EXERCISE PROMPT ▸
Write out the material again exactly, please, and omit the pictures.

AVAILABLE DATA ▸
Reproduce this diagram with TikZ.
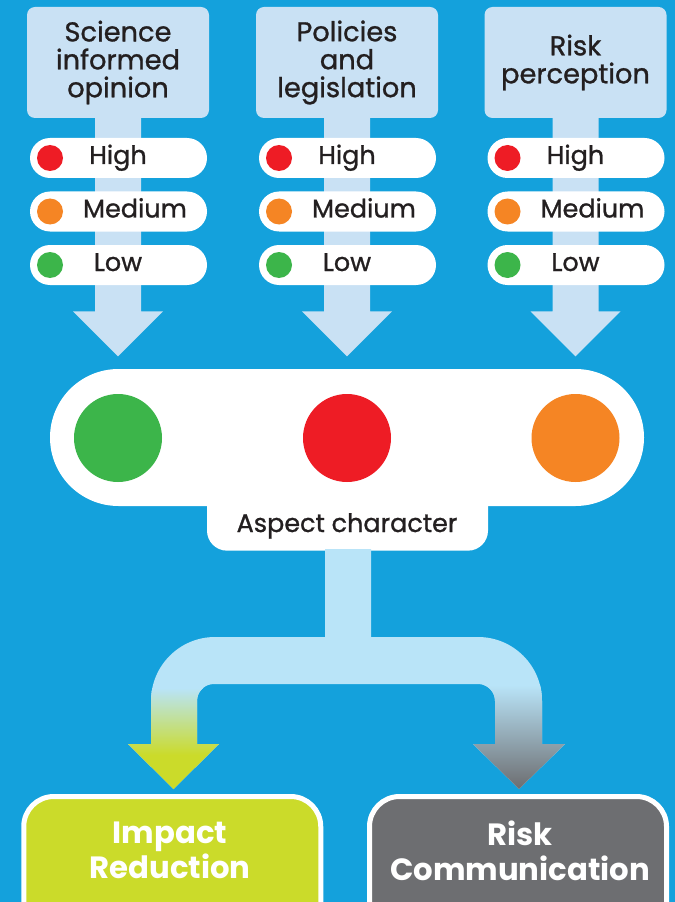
\documentclass[tikz,border=0pt]{standalone}
\usepackage{fontspec}
\setmainfont{Poppins}
\newfontfamily\medfont[FakeBold=1]{Poppins}
\usepackage{xcolor}
\usepackage{tikz}
\usetikzlibrary{calc, positioning}

\definecolor{bgblue}{HTML}{14A1DC}
\definecolor{headblue}{HTML}{C9E1F4}
\definecolor{paleblue}{HTML}{B9E4F8}
\definecolor{darktext}{HTML}{231F20}
\definecolor{hired}{HTML}{EE1C25}
\definecolor{horange}{HTML}{F58524}
\definecolor{hgreen}{HTML}{3CB54A}
\definecolor{impactlime}{HTML}{CBDB2A}
\definecolor{commgrey}{HTML}{6D6E71}

% one pixel of the drawing
\def\pxu{0.02cm}

\tikzset{
  headbox/.style={fill=headblue, rounded corners=8*\pxu, minimum width=182*\pxu,
    minimum height=111*\pxu, inner sep=0pt, align=center, text=darktext,
    font=\medfont\fontsize{15.5}{15.9}\selectfont},
  pill/.style={fill=white, rounded corners=20*\pxu, minimum width=177*\pxu,
    minimum height=40*\pxu, inner sep=0pt},
  dot/.style={circle, minimum size=26*\pxu, inner sep=0pt},
  bigdot/.style={circle, minimum size=88*\pxu, inner sep=0pt},
  lvltext/.style={inner sep=0pt, text=darktext, font=\medfont\fontsize{14.5}{16}\selectfont},
  outbox/.style={draw=white, line width=5*\pxu, rounded corners=30*\pxu,
    minimum width=297*\pxu, minimum height=160*\pxu, outer sep=0pt, inner sep=0pt},
  outtext/.style={inner sep=0pt, text=white, align=center,
    font=\fontsize{17.5}{19.8}\selectfont\bfseries}
}

\begin{document}
\begin{tikzpicture}[x=0.02cm, y=-0.02cm]
    % fond bleu et cadre
    \clip (0,0) rectangle (675,902);
    \fill[bgblue] (0,0) rectangle (675,902);

    % --- les trois colonnes ---
    \foreach \name/\cx/\txt in {sci/118/{Science\\informed\\opinion},
                                pol/347/{Policies\\and\\legislation},
                                risk/575.5/{Risk\\perception}} {
        \node[headbox] (\name) at (\cx,62.5) {\txt};
        % fleche vers le bas
        \fill[headblue] ($(\name.south)+(-23,-1)$) -- ++(0,194) -- ++(-22,0)
            -- ++(45,45) -- ++(45,-45) -- ++(-22,0) -- ++(0,-194) -- cycle;
        % niveaux
        \foreach \lvl/\col/\dx [count=\i] in {High/hired/0, Medium/horange/17, Low/hgreen/0} {
            \pgfmathsetmacro{\py}{158+(\i-1)*53.5}
            \node[pill] (\name-\lvl) at (\cx+0.5,\py) {};
            \node[dot, fill=\col] (\name-\lvl-dot) at (\cx-68,\py) {};
            \node[lvltext, anchor=base] (\name-\lvl-txt) at (\cx+\dx,\py+6) {\lvl};
        }
    }

    % --- bloc central ---
    \node[fill=white, rounded corners=20*\pxu, minimum width=281*\pxu,
          minimum height=70*\pxu, inner sep=0pt, anchor=south] (tab) at (347.5,551) {};
    \node[fill=white, rounded corners=68.5*\pxu, minimum width=594*\pxu,
          minimum height=137*\pxu, inner sep=0pt] (aspect) at (347,437.5) {};
    \foreach \cname/\cx/\col in {cgreen/118/hgreen, cred/347/hired, corange/575.5/horange}
        \node[bigdot, fill=\col] (\cname) at (\cx,438) {};
    \node[lvltext, anchor=base, font=\medfont\fontsize{14.5}{16}\selectfont] (aspectlbl)
        at (347,532) {Aspect character};

    % --- fleche double avec degrade ---
    \begin{scope}
        \clip ($(tab.south)+(-22.5,-2)$) -- (325,637) -- (215,637)
            .. controls (179.65,637) and (151,665.65) .. (151,701)
            -- (151,744) -- (128,744) -- (173.5,789) -- (219,744) -- (197,744)
            -- (197,701) .. controls (197,691.6) and (204.6,684) .. (214,684)
            -- (478,684) .. controls (487.4,684) and (495,691.6) .. (495,701)
            -- (495,744) -- (473,744) -- (519,789) -- (565,744) -- (542,744)
            -- (542,701) .. controls (542,665.65) and (513.35,637) .. (478,637)
            -- (371,637) -- ($(tab.south)+(23.5,-2)$) -- cycle;
        \fill[paleblue] (100,540) rectangle (600,800);
        \shade[top color=paleblue, bottom color=impactlime] (100,688) rectangle (347,755);
        \fill[impactlime] (100,755) rectangle (347,800);
        \shade[top color=paleblue, bottom color=commgrey] (347,685) rectangle (600,788);
    \end{scope}

    % --- les deux sorties ---
    \node[outbox, fill=impactlime, anchor=north] (impact) at (172.25,796.5) {};
    \node[outbox, fill=commgrey, anchor=north] (comm) at (518,796.5) {};
    \node[outtext] (impactlbl) at (170,850.5) {Impact\\Reduction};
    \node[outtext] (commlbl) at (520,850.5) {Risk\\Communication};
\end{tikzpicture}
\end{document}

WRITTEN ANSWER ▸
Reproduce this diagram with TikZ.
\documentclass[tikz,border=0pt]{standalone}
\usepackage{fontspec}
\setmainfont{Poppins}
\newfontfamily\medfont[FakeBold=1]{Poppins}
\usepackage{xcolor}
\usepackage{tikz}
\usetikzlibrary{calc, positioning}

\definecolor{bgblue}{HTML}{14A1DC}
\definecolor{headblue}{HTML}{C9E1F4}
\definecolor{paleblue}{HTML}{B9E4F8}
\definecolor{darktext}{HTML}{231F20}
\definecolor{hired}{HTML}{EE1C25}
\definecolor{horange}{HTML}{F58524}
\definecolor{hgreen}{HTML}{3CB54A}
\definecolor{impactlime}{HTML}{CBDB2A}
\definecolor{commgrey}{HTML}{6D6E71}

% one pixel of the drawing
\def\pxu{0.02cm}

\tikzset{
  headbox/.style={fill=headblue, rounded corners=8*\pxu, minimum width=182*\pxu,
    minimum height=111*\pxu, inner sep=0pt, align=center, text=darktext,
    font=\medfont\fontsize{15.5}{15.9}\selectfont},
  pill/.style={fill=white, rounded corners=20*\pxu, minimum width=177*\pxu,
    minimum height=40*\pxu, inner sep=0pt},
  dot/.style={circle, minimum size=26*\pxu, inner sep=0pt},
  bigdot/.style={circle, minimum size=88*\pxu, inner sep=0pt},
  lvltext/.style={inner sep=0pt, text=darktext, font=\medfont\fontsize{14.5}{16}\selectfont},
  outbox/.style={draw=white, line width=5*\pxu, rounded corners=30*\pxu,
    minimum width=297*\pxu, minimum height=160*\pxu, outer sep=0pt, inner sep=0pt},
  outtext/.style={inner sep=0pt, text=white, align=center,
    font=\fontsize{17.5}{19.8}\selectfont\bfseries}
}

\begin{document}
\begin{tikzpicture}[x=0.02cm, y=-0.02cm]
    % fond bleu et cadre
    \clip (0,0) rectangle (675,902);
    \fill[bgblue] (0,0) rectangle (675,902);

    % --- les trois colonnes ---
    \foreach \name/\cx/\txt in {sci/118/{Science\\informed\\opinion},
                                pol/347/{Policies\\and\\legislation},
                                risk/575.5/{Risk\\perception}} {
        \node[headbox] (\name) at (\cx,62.5) {\txt};
        % fleche vers le bas
        \fill[headblue] ($(\name.south)+(-23,-1)$) -- ++(0,194) -- ++(-22,0)
            -- ++(45,45) -- ++(45,-45) -- ++(-22,0) -- ++(0,-194) -- cycle;
        % niveaux
        \foreach \lvl/\col/\dx [count=\i] in {High/hired/0, Medium/horange/17, Low/hgreen/0} {
            \pgfmathsetmacro{\py}{158+(\i-1)*53.5}
            \node[pill] (\name-\lvl) at (\cx+0.5,\py) {};
            \node[dot, fill=\col] (\name-\lvl-dot) at (\cx-68,\py) {};
            \node[lvltext, anchor=base] (\name-\lvl-txt) at (\cx+\dx,\py+6) {\lvl};
        }
    }

    % --- bloc central ---
    \node[fill=white, rounded corners=20*\pxu, minimum width=281*\pxu,
          minimum height=70*\pxu, inner sep=0pt, anchor=south] (tab) at (347.5,551) {};
    \node[fill=white, rounded corners=68.5*\pxu, minimum width=594*\pxu,
          minimum height=137*\pxu, inner sep=0pt] (aspect) at (347,437.5) {};
    \foreach \cname/\cx/\col in {cgreen/118/hgreen, cred/347/hired, corange/575.5/horange}
        \node[bigdot, fill=\col] (\cname) at (\cx,438) {};
    \node[lvltext, anchor=base, font=\medfont\fontsize{14.5}{16}\selectfont] (aspectlbl)
        at (347,532) {Aspect character};

    % --- fleche double avec degrade ---
    \begin{scope}
        \clip ($(tab.south)+(-22.5,-2)$) -- (325,637) -- (215,637)
            .. controls (179.65,637) and (151,665.65) .. (151,701)
            -- (151,744) -- (128,744) -- (173.5,789) -- (219,744) -- (197,744)
            -- (197,701) .. controls (197,691.6) and (204.6,684) .. (214,684)
            -- (478,684) .. controls (487.4,684) and (495,691.6) .. (495,701)
            -- (495,744) -- (473,744) -- (519,789) -- (565,744) -- (542,744)
            -- (542,701) .. controls (542,665.65) and (513.35,637) .. (478,637)
            -- (371,637) -- ($(tab.south)+(23.5,-2)$) -- cycle;
        \fill[paleblue] (100,540) rectangle (600,800);
        \shade[top color=paleblue, bottom color=impactlime] (100,688) rectangle (347,755);
        \fill[impactlime] (100,755) rectangle (347,800);
        \shade[top color=paleblue, bottom color=commgrey] (347,685) rectangle (600,788);
    \end{scope}

    % --- les deux sorties ---
    \node[outbox, fill=impactlime, anchor=north] (impact) at (172.25,796.5) {};
    \node[outbox, fill=commgrey, anchor=north] (comm) at (518,796.5) {};
    \node[outtext] (impactlbl) at (170,850.5) {Impact\\Reduction};
    \node[outtext] (commlbl) at (520,850.5) {Risk\\Communication};
\end{tikzpicture}
\end{document}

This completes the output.